Stan faktyczny
W 2000 r. spółka V. zawarła z gminą W. umowę, na mocy której nabyła prawo użytkowania wieczystego działki gruntu o powierzchni ponad 2000 m 2. Miała tam zbudować budynek, w którym miało mieścić się kino, galeria sztuki i szereg innych instytucji kultury.
Mimo zawartej umowy i użytkowania gruntu, spółka V. nie mogła uzyskać pozwolenia na budowę od gminy – sprawa dwukrotnie trafiała do wojewody, za każdym razem, gmina jednak odmawiała wydania decyzji, mimo przedkładania wszystkich koniecznych dokumentów i uzyskania nawet promes kredytowych w bankach.
Ostatecznie wojewoda uchylił decyzje gminne i sam wydał w trybie odwoławczym decyzję o warunkach zabudowy i pozwolenie na budowę, ale wówczas miasto sporządziło studium zagospodarowania przestrzennego tego terenu, w którym przewidziano, że zamiast zabudowy, na działce mają powstać tereny zielone. To studium także zostało skutecznie zaskarżone przez spółkę V.
Gdy upłynął termin realizacji inwestycji, gmina W. wytoczyła przeciwko spółce powództwo o rozwiązanie umowy użytkowania wieczystego.
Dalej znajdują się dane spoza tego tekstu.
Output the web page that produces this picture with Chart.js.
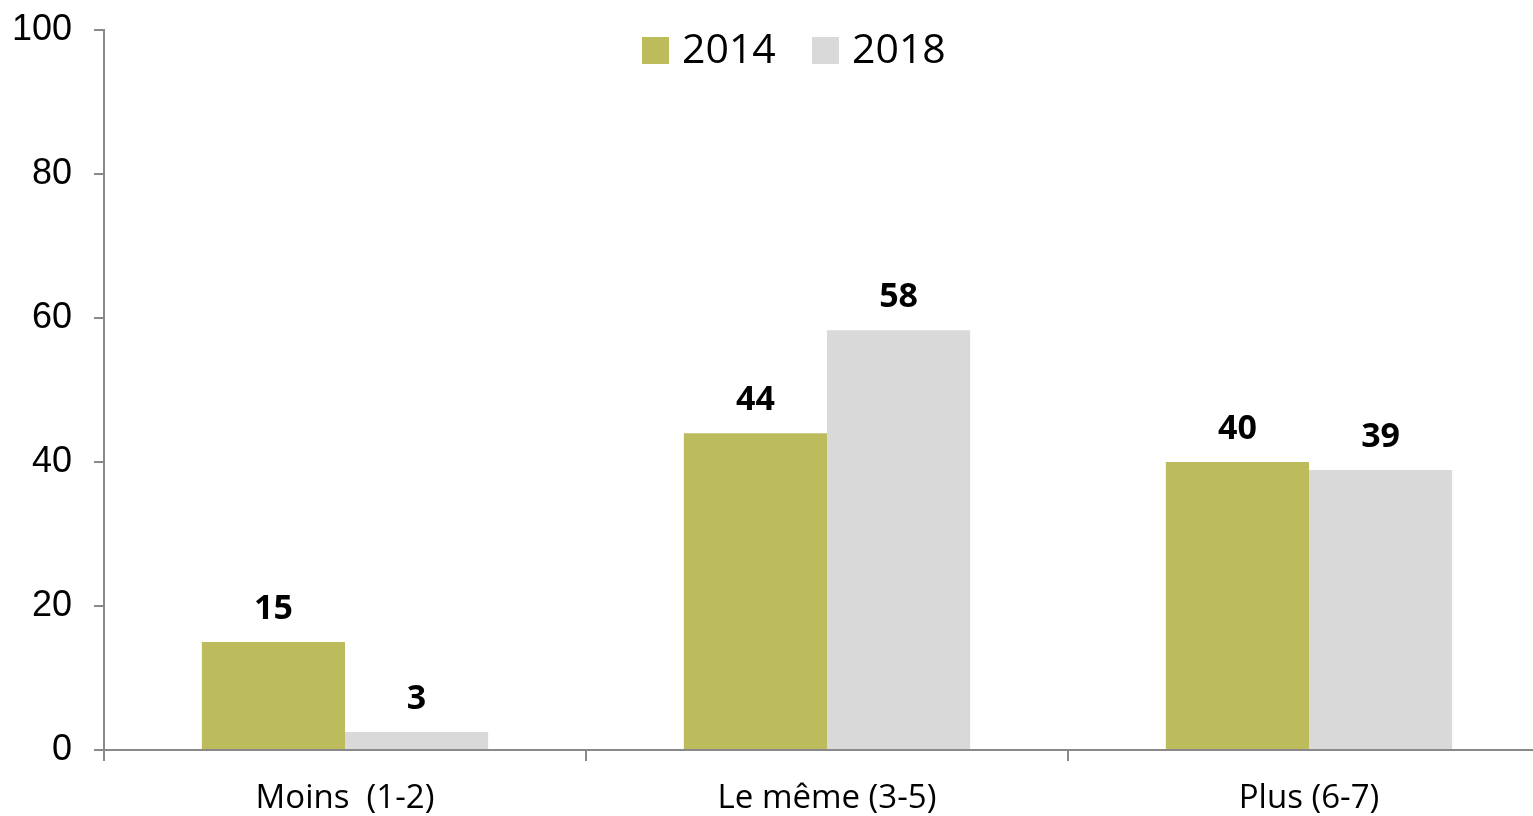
<!DOCTYPE html>
<html>
<head>
<meta charset="utf-8">
<script src="https://cdn.jsdelivr.net/npm/chart.js@4.4.1/dist/chart.umd.min.js"></script>
<style>
  html, body { margin: 0; padding: 0; background: #fff; overflow: hidden; }
  #wrap { width: 1550px; height: 816px; }
</style>
</head>
<body>
<div id="wrap"><canvas id="myChart" width="1550" height="816"></canvas></div>
<script>
'use strict';
const categories = ['Moins  (1-2)', 'Le même (3-5)', 'Plus (6-7)'];
const seriesNames = ['2014', '2018'];
const values2014 = [15, 44, 40];
const values2018 = [2.5, 58.3, 38.9];
const yTicks = [0, 20, 40, 60, 80, 100];

const colors = ['#bdbc5c', '#d9d9d9'];

// numbers above the bars
const barLabels = {
  id: 'barLabels',
  afterDatasetsDraw(chart) {
    const ctx = chart.ctx;
    ctx.save();
    ctx.font = 'bold 34px "Open Sans"';
    ctx.fillStyle = '#000';
    ctx.textAlign = 'center';
    ctx.textBaseline = 'alphabetic';
    chart.data.datasets.forEach((ds, i) => {
      chart.getDatasetMeta(i).data.forEach((bar, j) => {
        ctx.fillText(Math.round(ds.data[j]), bar.x, bar.y - 23);
      });
    });
    ctx.restore();
  }
};

// legend drawn inside the plot, top centre
const topLegend = {
  id: 'topLegend',
  afterDraw(chart) {
    const ctx = chart.ctx;
    ctx.save();
    ctx.font = '41px "Open Sans"';
    ctx.textBaseline = 'middle';
    ctx.textAlign = 'left';
    let x = 642;
    const y = 50;
    chart.data.datasets.forEach((ds) => {
      ctx.fillStyle = ds.backgroundColor;
      ctx.fillRect(x, y - 13, 27, 27);
      ctx.fillStyle = '#000';
      ctx.fillText(ds.label, x + 40, y + 1);
      x += 170;
    });
    ctx.restore();
  }
};

let ctx = document.getElementById('myChart').getContext('2d');
let chart = new Chart(ctx, {
  type: 'bar',
  data: {
    labels: categories,
    datasets: [{
      label: seriesNames[0],
      backgroundColor: colors[0],
      data: values2014,
    }, {
      label: seriesNames[1],
      backgroundColor: colors[1],
      data: values2018,
    }]
  },
  options: {
    responsive: false,
    animation: false,
    layout: { padding: { top: 30, right: 0, left: 0, bottom: 0 } },
    datasets: {
      bar: { categoryPercentage: 0.594, barPercentage: 1.0 }
    },
    plugins: {
      legend: { display: false },
      tooltip: { enabled: false }
    },
    scales: {
      x: {
        afterFit(scale) { scale.height = 66; scale.paddingLeft = 0; scale.paddingRight = 0; },
        grid: {
          offset: true,
          drawOnChartArea: false,
          drawTicks: true,
          tickLength: 11,
          color: '#898989',
          lineWidth: 2
        },
        border: { color: '#898989', width: 2 },
        ticks: {
          color: '#000',
          font: { family: 'Open Sans', size: 33 },
          padding: 18,
          maxRotation: 0
        }
      },
      y: {
        min: 0,
        max: 100,
        afterFit(scale) { scale.width = 104; scale.paddingTop = 0; scale.paddingBottom = 0; },
        afterBuildTicks(scale) { scale.ticks = yTicks.map(v => ({ value: v })); },
        grid: {
          drawOnChartArea: false,
          drawTicks: true,
          tickLength: 10,
          color: '#898989',
          lineWidth: 2
        },
        border: { color: '#898989', width: 2 },
        ticks: {
          color: '#000',
          font: { family: 'Liberation Sans', size: 36 },
          padding: 22
        }
      }
    }
  },
  plugins: [barLabels, topLegend]
});
</script>
</body>
</html>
Ten proces gmina przegrała.
W tej sytuacji, spółka V. odmówiła wnoszenia rocznych opłat z tytułu użytkowania wieczystego, skalkulowanych na kwotę 255 tys. zł. Gmina odpowiedziała pozwami o zapłatę pełnej kwoty opłat za użytkowanie wieczyste.
Postępowanie sądowe
Pozew ten został początkowo uwzględniony, ale wyrok apelacyjny został uchylony przez SN,
który nakazał ponowne rozpatrzenie sprawy. Zdaniem SN poczynania gminy W. są ewidentnie sprzeczne z zasadami współżycia społecznego. Tym samym art. 5 ustawy z 23.4.1964 r. – Kodeks cywilny (t.j. Dz.U. z 2018 r. poz. 1025 ze zm.) został niewątpliwie naruszony w warunkach rozpoznawanej sprawy.